In January, the annual inflation rate reached 7.2%, with 45% of inflation accounted for by food products, including 13% from meat.
It was highlighted that reducing dependence on imported meat requires resolving the issue of animal feed.
In Mubarek District, 5,000 hectares of land have been brought into use and corn planting has begun, presented as an example for all regions. Accordingly, this year, similar work is to be organized on an additional 60,000 hectares, creating a guaranteed feed base for 350,000 head of livestock.
To improve the breed of small ruminants, 100,000 sheep and goats were imported from Mongolia last year. These efforts will continue this year as well.

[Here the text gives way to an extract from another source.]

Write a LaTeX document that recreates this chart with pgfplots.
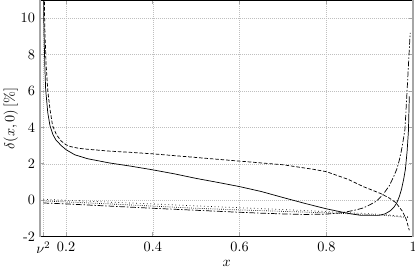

Last year, 772,000 tons of potatoes were imported. This year, responsible officials and regional governors have been tasked with ensuring a potato harvest of 4.5 million tons.
The Center for Sectoral Markets and Labor Productivity under the Ministry of Economy and Finance will proactively identify internal and external inflation risks and develop practical measures to neutralize them.
Two representatives from the center will be stationed in each territorial office of the ministry. The center conducts weekly market analyses in districts and cities, forecasts current demand for each product, and projects changes over one month, three months, and one year.
Each quarter, a balance of key food products is prepared, taking into account how existing production capacities and warehouse stocks can meet demand and what will cover any shortfall.
“Next week marks the holy month of Ramadan. During these days, which symbolize generosity, compassion, and gratitude, it is more important than ever to ensure price stability in the domestic market,” the President stated. He also instructed the organization of fairs offering discounted food products at farmers’ markets and major retail centers.
Reports from sector and regional leaders were reviewed during the meeting.